**REQUEST**
Output all entries verbatim. Skip pictures.

**GIVEN DATA**
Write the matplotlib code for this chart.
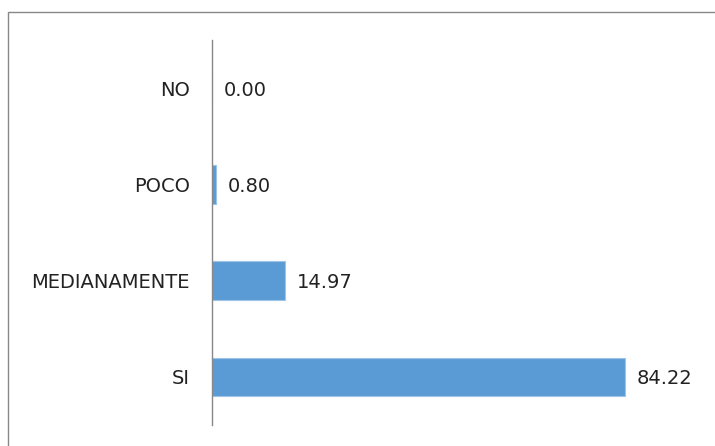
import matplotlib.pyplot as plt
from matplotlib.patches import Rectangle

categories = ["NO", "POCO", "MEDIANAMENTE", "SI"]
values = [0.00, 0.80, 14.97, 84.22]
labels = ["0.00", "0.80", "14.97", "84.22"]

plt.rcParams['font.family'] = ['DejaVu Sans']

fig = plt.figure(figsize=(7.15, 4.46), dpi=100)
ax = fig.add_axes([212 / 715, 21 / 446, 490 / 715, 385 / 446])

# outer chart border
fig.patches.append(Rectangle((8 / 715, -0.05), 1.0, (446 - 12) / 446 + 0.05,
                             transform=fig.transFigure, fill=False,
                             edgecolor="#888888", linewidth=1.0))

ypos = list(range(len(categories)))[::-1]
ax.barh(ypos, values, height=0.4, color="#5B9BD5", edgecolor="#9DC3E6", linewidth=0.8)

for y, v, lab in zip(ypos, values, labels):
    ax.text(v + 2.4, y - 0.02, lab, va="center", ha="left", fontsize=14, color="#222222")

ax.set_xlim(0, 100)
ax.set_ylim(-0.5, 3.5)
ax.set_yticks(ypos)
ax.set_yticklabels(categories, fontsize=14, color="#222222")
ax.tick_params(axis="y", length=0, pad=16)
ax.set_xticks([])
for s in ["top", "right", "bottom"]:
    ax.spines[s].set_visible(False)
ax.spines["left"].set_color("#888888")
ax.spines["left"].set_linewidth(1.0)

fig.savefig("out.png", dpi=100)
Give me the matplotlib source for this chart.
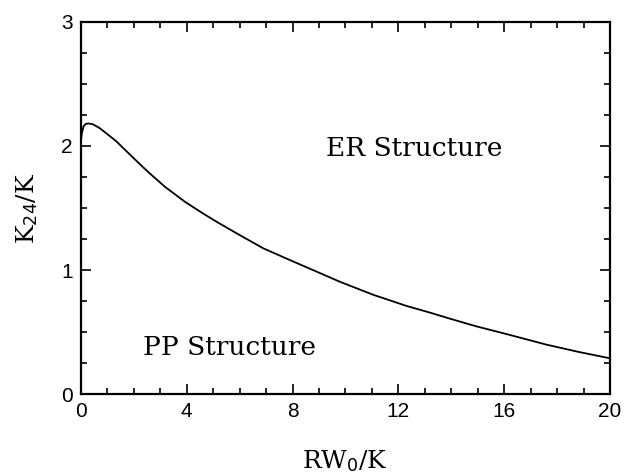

**WRITTEN RESPONSE**
Write the matplotlib code for this chart.
import matplotlib.pyplot as plt
from matplotlib.patches import Rectangle

categories = ["NO", "POCO", "MEDIANAMENTE", "SI"]
values = [0.00, 0.80, 14.97, 84.22]
labels = ["0.00", "0.80", "14.97", "84.22"]

plt.rcParams['font.family'] = ['DejaVu Sans']

fig = plt.figure(figsize=(7.15, 4.46), dpi=100)
ax = fig.add_axes([212 / 715, 21 / 446, 490 / 715, 385 / 446])

# outer chart border
fig.patches.append(Rectangle((8 / 715, -0.05), 1.0, (446 - 12) / 446 + 0.05,
                             transform=fig.transFigure, fill=False,
                             edgecolor="#888888", linewidth=1.0))

ypos = list(range(len(categories)))[::-1]
ax.barh(ypos, values, height=0.4, color="#5B9BD5", edgecolor="#9DC3E6", linewidth=0.8)

for y, v, lab in zip(ypos, values, labels):
    ax.text(v + 2.4, y - 0.02, lab, va="center", ha="left", fontsize=14, color="#222222")

ax.set_xlim(0, 100)
ax.set_ylim(-0.5, 3.5)
ax.set_yticks(ypos)
ax.set_yticklabels(categories, fontsize=14, color="#222222")
ax.tick_params(axis="y", length=0, pad=16)
ax.set_xticks([])
for s in ["top", "right", "bottom"]:
    ax.spines[s].set_visible(False)
ax.spines["left"].set_color("#888888")
ax.spines["left"].set_linewidth(1.0)

fig.savefig("out.png", dpi=100)
Give me the matplotlib source for this chart.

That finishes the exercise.